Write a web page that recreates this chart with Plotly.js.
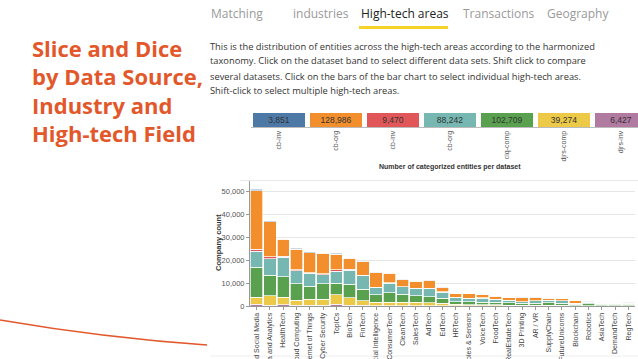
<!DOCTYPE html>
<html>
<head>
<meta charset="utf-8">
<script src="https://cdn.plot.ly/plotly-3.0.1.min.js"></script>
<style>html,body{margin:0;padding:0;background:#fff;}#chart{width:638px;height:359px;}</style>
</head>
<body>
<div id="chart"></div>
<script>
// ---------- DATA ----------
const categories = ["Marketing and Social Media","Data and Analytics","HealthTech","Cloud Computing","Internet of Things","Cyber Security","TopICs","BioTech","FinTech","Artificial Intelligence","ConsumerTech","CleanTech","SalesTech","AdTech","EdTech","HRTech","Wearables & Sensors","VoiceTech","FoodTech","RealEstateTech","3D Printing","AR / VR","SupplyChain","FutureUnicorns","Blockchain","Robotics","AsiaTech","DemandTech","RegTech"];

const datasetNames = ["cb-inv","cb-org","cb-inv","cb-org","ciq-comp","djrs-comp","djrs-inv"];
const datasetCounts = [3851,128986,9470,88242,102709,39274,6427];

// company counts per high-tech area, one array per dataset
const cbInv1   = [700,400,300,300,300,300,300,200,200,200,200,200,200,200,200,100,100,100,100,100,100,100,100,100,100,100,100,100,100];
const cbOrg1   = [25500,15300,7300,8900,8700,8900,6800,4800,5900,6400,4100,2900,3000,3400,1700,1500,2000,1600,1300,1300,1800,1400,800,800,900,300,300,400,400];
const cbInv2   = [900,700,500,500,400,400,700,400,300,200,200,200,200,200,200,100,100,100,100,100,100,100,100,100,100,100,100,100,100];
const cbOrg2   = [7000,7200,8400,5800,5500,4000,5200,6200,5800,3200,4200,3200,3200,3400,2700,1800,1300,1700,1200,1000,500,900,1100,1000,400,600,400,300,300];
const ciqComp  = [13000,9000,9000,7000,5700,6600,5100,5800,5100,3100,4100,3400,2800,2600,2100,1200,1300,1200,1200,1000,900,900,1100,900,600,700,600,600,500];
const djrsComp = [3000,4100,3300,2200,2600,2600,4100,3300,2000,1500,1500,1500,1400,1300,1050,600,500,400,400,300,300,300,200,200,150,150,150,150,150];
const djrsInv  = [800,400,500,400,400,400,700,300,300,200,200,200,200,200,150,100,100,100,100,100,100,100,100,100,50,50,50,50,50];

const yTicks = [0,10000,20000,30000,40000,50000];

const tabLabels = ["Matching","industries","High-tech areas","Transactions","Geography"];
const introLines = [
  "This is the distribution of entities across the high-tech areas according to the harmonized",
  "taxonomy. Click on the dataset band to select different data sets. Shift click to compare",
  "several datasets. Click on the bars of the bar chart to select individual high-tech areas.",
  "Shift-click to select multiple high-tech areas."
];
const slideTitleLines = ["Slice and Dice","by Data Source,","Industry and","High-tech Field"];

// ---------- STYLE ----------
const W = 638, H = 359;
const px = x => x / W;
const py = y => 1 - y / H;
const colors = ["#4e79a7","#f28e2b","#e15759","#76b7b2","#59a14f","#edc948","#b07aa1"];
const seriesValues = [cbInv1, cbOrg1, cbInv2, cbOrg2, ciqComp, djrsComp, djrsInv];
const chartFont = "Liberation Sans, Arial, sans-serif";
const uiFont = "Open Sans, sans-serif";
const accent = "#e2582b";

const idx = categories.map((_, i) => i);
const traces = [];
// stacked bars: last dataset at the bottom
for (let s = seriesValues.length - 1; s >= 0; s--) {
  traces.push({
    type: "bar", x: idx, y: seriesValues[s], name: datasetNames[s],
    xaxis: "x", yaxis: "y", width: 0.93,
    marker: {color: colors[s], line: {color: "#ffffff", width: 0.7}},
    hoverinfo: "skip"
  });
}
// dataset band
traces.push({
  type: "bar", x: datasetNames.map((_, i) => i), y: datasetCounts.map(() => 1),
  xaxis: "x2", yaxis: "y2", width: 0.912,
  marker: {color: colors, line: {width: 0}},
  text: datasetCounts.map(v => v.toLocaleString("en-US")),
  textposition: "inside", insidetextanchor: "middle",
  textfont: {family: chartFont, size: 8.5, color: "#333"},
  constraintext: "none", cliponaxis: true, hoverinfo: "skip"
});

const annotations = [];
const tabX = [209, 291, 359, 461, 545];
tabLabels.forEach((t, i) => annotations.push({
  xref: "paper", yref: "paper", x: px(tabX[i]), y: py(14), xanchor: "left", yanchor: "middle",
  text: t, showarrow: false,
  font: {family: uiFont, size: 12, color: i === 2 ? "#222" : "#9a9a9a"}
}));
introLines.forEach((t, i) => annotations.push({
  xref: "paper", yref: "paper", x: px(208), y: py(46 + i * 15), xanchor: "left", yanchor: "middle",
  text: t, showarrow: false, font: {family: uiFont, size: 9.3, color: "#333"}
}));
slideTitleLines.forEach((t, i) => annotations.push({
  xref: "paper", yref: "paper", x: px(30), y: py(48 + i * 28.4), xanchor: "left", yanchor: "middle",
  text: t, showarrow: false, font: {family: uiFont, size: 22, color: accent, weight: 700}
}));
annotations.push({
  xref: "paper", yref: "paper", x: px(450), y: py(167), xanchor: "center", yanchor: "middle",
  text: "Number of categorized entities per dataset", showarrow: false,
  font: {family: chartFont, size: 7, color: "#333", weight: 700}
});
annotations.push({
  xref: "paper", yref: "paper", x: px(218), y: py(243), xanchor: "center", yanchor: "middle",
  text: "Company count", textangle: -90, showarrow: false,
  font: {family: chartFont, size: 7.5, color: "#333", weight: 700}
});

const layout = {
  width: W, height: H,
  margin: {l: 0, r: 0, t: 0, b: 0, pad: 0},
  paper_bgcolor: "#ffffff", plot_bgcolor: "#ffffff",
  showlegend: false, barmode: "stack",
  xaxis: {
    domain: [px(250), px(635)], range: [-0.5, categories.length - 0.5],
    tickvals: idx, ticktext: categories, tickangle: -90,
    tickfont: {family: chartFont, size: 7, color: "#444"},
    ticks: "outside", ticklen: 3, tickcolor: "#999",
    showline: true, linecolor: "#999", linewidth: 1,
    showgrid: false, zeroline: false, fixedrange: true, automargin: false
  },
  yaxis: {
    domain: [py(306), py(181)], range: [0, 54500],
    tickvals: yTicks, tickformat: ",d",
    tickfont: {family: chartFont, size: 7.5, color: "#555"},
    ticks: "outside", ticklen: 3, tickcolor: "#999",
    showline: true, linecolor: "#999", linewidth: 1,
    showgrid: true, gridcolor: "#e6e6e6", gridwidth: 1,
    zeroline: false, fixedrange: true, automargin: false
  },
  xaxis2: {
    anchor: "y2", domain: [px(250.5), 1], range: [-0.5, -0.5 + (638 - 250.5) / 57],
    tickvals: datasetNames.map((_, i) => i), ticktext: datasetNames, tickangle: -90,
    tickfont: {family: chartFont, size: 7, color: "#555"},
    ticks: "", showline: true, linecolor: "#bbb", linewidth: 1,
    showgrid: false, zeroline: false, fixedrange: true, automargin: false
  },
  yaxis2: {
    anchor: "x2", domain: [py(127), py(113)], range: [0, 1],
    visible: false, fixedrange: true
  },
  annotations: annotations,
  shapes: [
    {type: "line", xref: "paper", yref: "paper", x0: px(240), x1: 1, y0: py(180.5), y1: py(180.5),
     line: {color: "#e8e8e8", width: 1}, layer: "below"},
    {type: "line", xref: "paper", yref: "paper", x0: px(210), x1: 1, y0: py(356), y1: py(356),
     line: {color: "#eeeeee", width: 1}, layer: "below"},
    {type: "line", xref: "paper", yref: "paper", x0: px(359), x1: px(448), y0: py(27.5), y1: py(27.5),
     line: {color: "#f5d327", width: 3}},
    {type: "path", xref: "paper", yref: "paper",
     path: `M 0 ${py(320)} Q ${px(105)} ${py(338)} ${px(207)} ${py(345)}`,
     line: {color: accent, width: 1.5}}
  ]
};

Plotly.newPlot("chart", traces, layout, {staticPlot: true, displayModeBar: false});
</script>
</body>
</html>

--

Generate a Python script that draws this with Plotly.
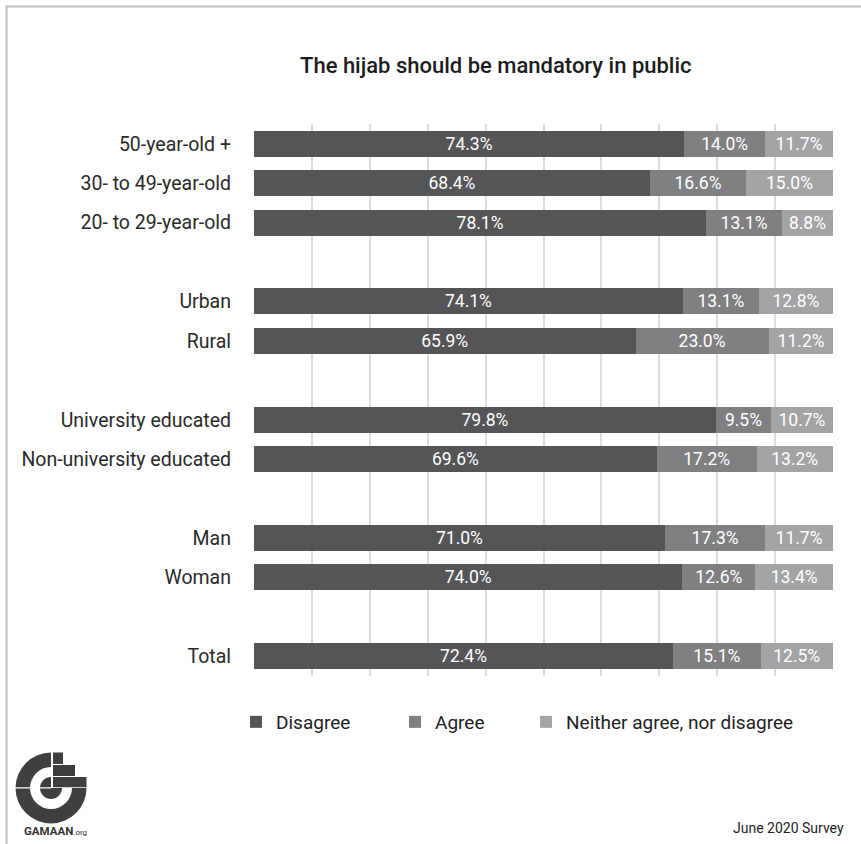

...

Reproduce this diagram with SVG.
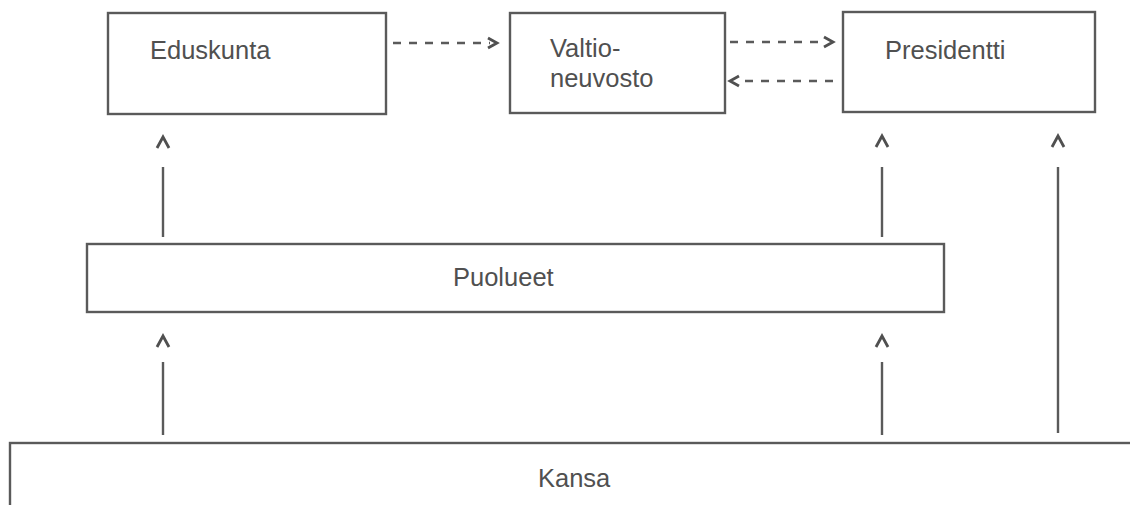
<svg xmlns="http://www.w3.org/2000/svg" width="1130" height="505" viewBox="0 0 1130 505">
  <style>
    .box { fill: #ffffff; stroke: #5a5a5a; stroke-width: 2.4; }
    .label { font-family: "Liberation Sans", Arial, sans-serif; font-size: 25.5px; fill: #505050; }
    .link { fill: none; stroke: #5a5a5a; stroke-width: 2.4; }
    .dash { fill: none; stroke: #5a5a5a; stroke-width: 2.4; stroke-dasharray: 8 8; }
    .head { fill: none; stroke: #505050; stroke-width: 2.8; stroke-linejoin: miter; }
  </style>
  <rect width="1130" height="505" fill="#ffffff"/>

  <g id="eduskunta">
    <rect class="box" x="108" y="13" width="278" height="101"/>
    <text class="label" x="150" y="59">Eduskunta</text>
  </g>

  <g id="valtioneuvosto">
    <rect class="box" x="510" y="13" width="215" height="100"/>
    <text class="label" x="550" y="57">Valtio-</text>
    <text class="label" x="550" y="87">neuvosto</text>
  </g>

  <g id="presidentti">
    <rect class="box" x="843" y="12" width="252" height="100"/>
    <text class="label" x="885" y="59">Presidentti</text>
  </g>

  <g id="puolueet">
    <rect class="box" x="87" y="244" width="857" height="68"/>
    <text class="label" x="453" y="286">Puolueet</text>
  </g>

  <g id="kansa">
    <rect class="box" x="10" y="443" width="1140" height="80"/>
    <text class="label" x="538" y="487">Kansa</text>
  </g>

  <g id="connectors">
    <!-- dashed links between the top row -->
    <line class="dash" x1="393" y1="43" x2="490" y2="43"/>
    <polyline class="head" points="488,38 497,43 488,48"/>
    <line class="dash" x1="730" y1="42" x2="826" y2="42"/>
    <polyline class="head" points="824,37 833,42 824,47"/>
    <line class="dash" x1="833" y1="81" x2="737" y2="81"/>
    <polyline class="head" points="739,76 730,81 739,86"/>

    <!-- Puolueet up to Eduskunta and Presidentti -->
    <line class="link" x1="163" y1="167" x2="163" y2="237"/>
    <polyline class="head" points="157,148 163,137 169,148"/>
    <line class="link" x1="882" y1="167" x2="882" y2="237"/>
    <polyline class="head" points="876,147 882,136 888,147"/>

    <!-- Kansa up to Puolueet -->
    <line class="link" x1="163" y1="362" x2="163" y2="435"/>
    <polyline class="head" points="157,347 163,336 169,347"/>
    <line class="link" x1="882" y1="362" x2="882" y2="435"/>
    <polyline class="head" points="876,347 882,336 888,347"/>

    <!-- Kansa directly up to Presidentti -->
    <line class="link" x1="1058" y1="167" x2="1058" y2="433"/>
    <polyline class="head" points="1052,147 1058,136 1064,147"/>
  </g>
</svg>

== Exercise instructions ==
From the data, list each line in which the string "that" appears.

== Task solution ==
Write a web page that recreates this chart with Plotly.js.
Generate a Python script that draws this with Plotly.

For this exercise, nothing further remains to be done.